TUCSON-One activist who risked arrest at a border checkpoint protest, rally, and vigil between Tucson and Nogales said that the direct action there today was successful because traffic was able to flow through without being checked. Border patrol agents were so unfurled by the apparently unexpected arrival of about 200 immigration rights activists that agents waved most cars through the checkpoint without stopping drivers and passengers to ask about citizenship as agents usually do. Activists maintain that the checkpoint is illegal since the it is well away from the border (about 40 miles).
The action was organized by immigrant rights activists who participated in the annual School of the Americas Watch (SOAW) annual gathering, this year at the Mexico/US border.

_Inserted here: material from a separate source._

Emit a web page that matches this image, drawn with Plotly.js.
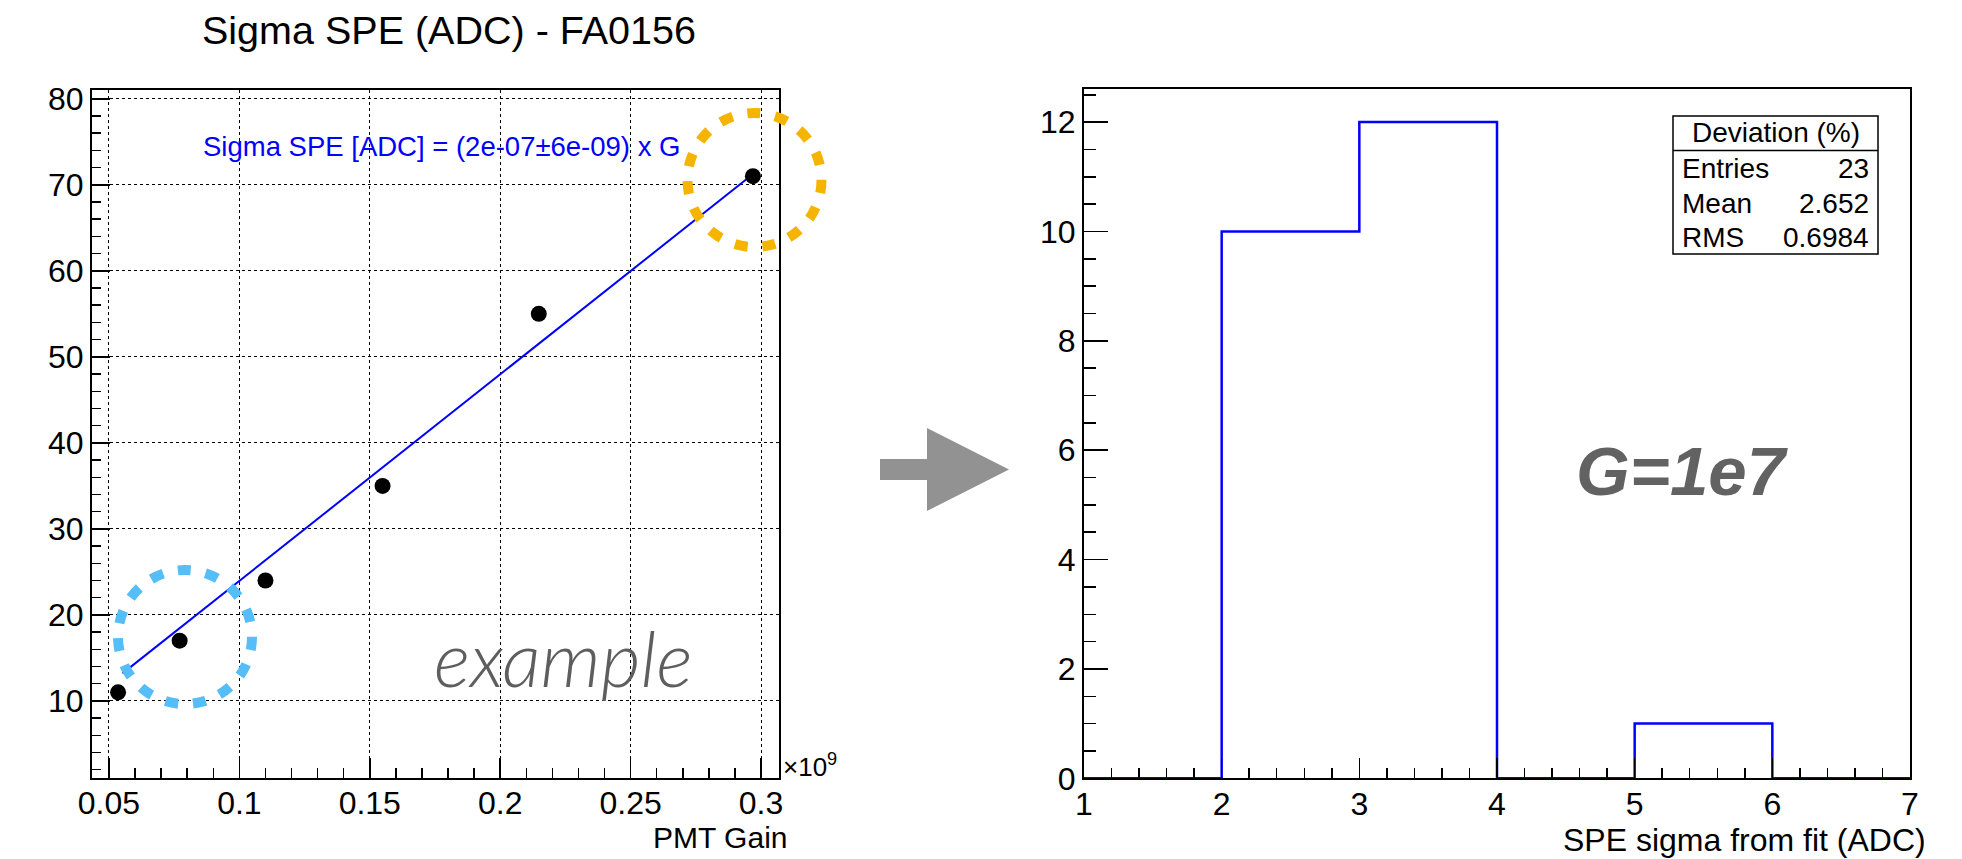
<!DOCTYPE html>
<html>
<head>
<meta charset="utf-8">
<script src="https://cdn.plot.ly/plotly-3.0.1.min.js"></script>
<style>
  html, body { margin: 0; padding: 0; background: #ffffff; }
  #chart { width: 1962px; height: 859px; }
</style>
</head>
<body>
<div id="chart"></div>
<script>
// ---------------- data ----------------
// Left panel: PMT gain (in units of 1e9) vs sigma SPE (ADC)
const pmtGain   = [0.0535, 0.0771, 0.110, 0.1549, 0.2148, 0.2969];
const sigmaSPE  = [11, 17, 24, 35, 55, 71];
// Fitted line end points (x in units of 1e9)
const fitGain   = [0.0552, 0.2955];
const fitSigma  = [13.2, 70.9];
const fitLabel  = "Sigma SPE [ADC] = (2e-07±6e-09) x G";

// Right panel: histogram of SPE sigma from fit
const binEdges  = [1, 2, 3, 4, 5, 6, 7];
const binCounts = [0, 10, 12, 0, 1, 0];
const statsTitle = "Deviation (%)";
const statsNames = ["Entries", "Mean", "RMS"];
const statsVals  = ["23", "2.652", "0.6984"];

// ---------------- helpers (layout only) ----------------
const W = 1962, H = 859;
const X = p => p / W;
const Y = p => 1 - p / H;
const FONT = "Liberation Sans, Arial, Helvetica, sans-serif";

const histX = binEdges.slice();
const histY = binCounts.concat([binCounts[binCounts.length - 1]]);

const traces = [
  {
    type: "scatter", mode: "lines",
    x: fitGain, y: fitSigma,
    line: { color: "#0000ff", width: 2 },
    xaxis: "x", yaxis: "y", hoverinfo: "skip"
  },
  {
    type: "scatter", mode: "markers",
    x: pmtGain, y: sigmaSPE,
    marker: { color: "#000000", size: 16 },
    xaxis: "x", yaxis: "y", cliponaxis: false
  },
  {
    type: "scatter", mode: "lines",
    x: histX, y: histY,
    line: { color: "#0000ff", width: 2.5, shape: "hv" },
    xaxis: "x2", yaxis: "y2"
  }
];

const tickFont = { family: FONT, size: 32, color: "#000000" };

function axisCommon(extra) {
  return Object.assign({
    showline: true, linecolor: "#000000", linewidth: 2, mirror: true,
    ticks: "inside", tickcolor: "#000000", tickwidth: 1.5,
    zeroline: false, tickfont: tickFont, automargin: false, fixedrange: true
  }, extra);
}

const dottedGrid = { showgrid: true, gridcolor: "#000000", griddash: "dot", gridwidth: 1 };

const layout = {
  width: W, height: H,
  margin: { l: 0, r: 0, t: 0, b: 0 },
  paper_bgcolor: "#ffffff",
  plot_bgcolor: "rgba(0,0,0,0)",
  showlegend: false,
  font: { family: FONT, color: "#000000" },
  xaxis: axisCommon(Object.assign({
    domain: [X(92), X(779)], anchor: "y",
    range: [0.0435, 0.3069], tick0: 0, dtick: 0.05, ticklen: 20, ticklabelstandoff: -4,
    minor: { ticks: "inside", ticklen: 10, dtick: 0.01, tickcolor: "#000000", tickwidth: 1.5, showgrid: false }
  }, dottedGrid)),
  yaxis: axisCommon(Object.assign({
    domain: [Y(778), Y(89.5)], anchor: "x",
    range: [1.04, 81.08], tick0: 0, dtick: 10, ticklen: 18,
    minor: { ticks: "inside", ticklen: 9, dtick: 2, tickcolor: "#000000", tickwidth: 1.5, showgrid: false }
  }, dottedGrid)),
  xaxis2: axisCommon({
    domain: [X(1084), X(1910)], anchor: "y2",
    range: [1, 7], tick0: 0, dtick: 1, ticklen: 20, showgrid: false, ticklabelstandoff: -4,
    minor: { ticks: "inside", ticklen: 10, dtick: 0.2, tickcolor: "#000000", tickwidth: 1.5, showgrid: false }
  }),
  yaxis2: axisCommon({
    domain: [Y(778.3), Y(89.3)], anchor: "x2",
    range: [0, 12.6], tick0: 0, dtick: 2, ticklen: 24, showgrid: false,
    minor: { ticks: "inside", ticklen: 12, dtick: 0.5, tickcolor: "#000000", tickwidth: 1.5, showgrid: false }
  }),
  annotations: [],
  shapes: []
};

function ann(text, xp, yp, size, opts) {
  layout.annotations.push(Object.assign({
    text: text, x: X(xp), y: Y(yp), xref: "paper", yref: "paper",
    showarrow: false, xanchor: "center", yanchor: "middle",
    font: { family: FONT, size: size, color: "#000000" }
  }, opts || {}));
}

// Titles and labels
ann("Sigma SPE (ADC) - FA0156", 449, 30, 39.5);
ann(fitLabel, 201, 146, 27.5, { xanchor: "left", font: { family: FONT, size: 27.5, color: "#0000ff" } });
ann("PMT Gain", 790, 837, 30, { xanchor: "right" });
ann("×10<sup>9</sup>", 781, 765, 26, { xanchor: "left" });
ann("SPE sigma from fit (ADC)", 1928, 840, 32, { xanchor: "right" });
ann("example", 432, 657, 77, { xanchor: "left",
  font: { family: "Lato, Open Sans, Liberation Sans, sans-serif", size: 77, color: "#5e5e5e", style: "italic", weight: 300 } });
ann("G=1e7", 1574, 471, 69, { xanchor: "left",
  font: { family: FONT, size: 69, color: "#626262", style: "italic", weight: 700 } });

// Stats box
layout.shapes.push({ type: "rect", xref: "paper", yref: "paper",
  x0: X(1673), x1: X(1878), y0: Y(254), y1: Y(116),
  line: { color: "#000000", width: 1.5 }, fillcolor: "#ffffff", layer: "above" });
layout.shapes.push({ type: "line", xref: "paper", yref: "paper",
  x0: X(1673), x1: X(1878), y0: Y(150.5), y1: Y(150.5),
  line: { color: "#000000", width: 1.5 }, layer: "above" });
ann(statsTitle, 1775.5, 133, 28);
const rowY = [168, 203, 237];
for (let i = 0; i < statsNames.length; i++) {
  ann(statsNames[i], 1680, rowY[i], 28, { xanchor: "left" });
  ann(statsVals[i], 1871, rowY[i], 28, { xanchor: "right" });
}

// Dashed highlight circles
function circle(cx, cy, r, color) {
  layout.shapes.push({ type: "circle", xref: "paper", yref: "paper",
    x0: X(cx - r), x1: X(cx + r), y0: Y(cy + r), y1: Y(cy - r),
    line: { color: color, width: 10, dash: "13px,15px" }, layer: "above" });
}
circle(185, 637, 67, "#55bdf7");
circle(754.5, 180, 67, "#f5b400");

// Arrow between panels
const arrowPts = [[880, 459], [927, 459], [927, 428], [1009, 469.5], [927, 511], [927, 480], [880, 480]];
layout.shapes.push({ type: "path", xref: "paper", yref: "paper",
  path: "M " + arrowPts.map(p => X(p[0]) + " " + Y(p[1])).join(" L ") + " Z",
  fillcolor: "#929292", line: { width: 0 }, layer: "above" });

Plotly.newPlot("chart", traces, layout, { staticPlot: true, displayModeBar: false });
</script>
</body>
</html>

The large group divided into multiple groups, one of which risked federal charges by remaining within the checkpoint while honoring the lost lives of those crossing the Arizona desert. The honor included the unidentified remains that had been recovered from the desert (144 so far this year). That group held crosses bearing the names of some of those lost, while they chanted “Presente!” meant to memorialize a lost life. They made the point that some migrants do not have the ability to walk through a checkpoint and are forced to cross the dangerous Arizona desert and mountains at significant risk to their lives. One participant in the “high-risk” group included founder of the School of the Americas Watch Roy Bourgeois.
Another group offered solidarity from a distance and chanted, “Undocumented and unafraid!”, and another offered support directly from the checkpoint as they too risked arrest by crossing through the checkpoint. None was asked their citizenship status as they crossed.
The artist group Political Poets led the chanting and singing of the high energy event while some organizers liaised with border patrol agents. While some border patrol agents acknowledged the group’s right to protest, others threatened marchers with the possibility of tasing and tear gas though the threat never materialized. Another threatened to tow cars of protesters at a nearby highway exit, but those threats didn’t materialize either.
The event was part of a weekend of actions organized by SOAW and ally organizations that this year moved from Ft. Benning, in Columbus, Georgia, home to School of the Americas, to the Mexico/US border. Organizers say that they want to emphasize the connections between forced migration and US foreign policies that contribute to the violence in some countries-including US funding of the Central American Security Initiative (CARSI)-that compel people to leave violence, including government violence.
Most passengers in cars that were driving through the checkpoint seemed stunned to see something they hadn’t seen before, others honked in support and a few talked to The Nation Report. One passenger expressed his emotion when asked by The Nation Report his response, “It makes me feel so proud.” Another who was honking showed The Nation Report a photo of Jose Elena Rodriguez, a sixteen year old Mexican fatally shot in 2012 by Border Patrol through the border fence that separates the Mexican side of the Nogales, and the US side. That agent, Lonnie Schwartz is currently facing murder charges for his actions. That case is said by locals to give them hope that their work is producing results since historically it is rare that Border Patrol is held accountable for fatal shootings.
One protester held a sign that read, “If you’re not OUTRAGED, You’re not paying ATTENTION.” She said that she’s from southern Arizona near another Border Patrol checkpoint, “We live in a war zone. We have armed federal agents everywhere. We have checkpoints that are permanent. Everyday for us, our children have to go through checkpoints to get to school. We have helicopters flying over our house, and we have people dying in our backyards. It needs to stop.”
The action ended with a “die-in” of the remaining participants. None was arrested.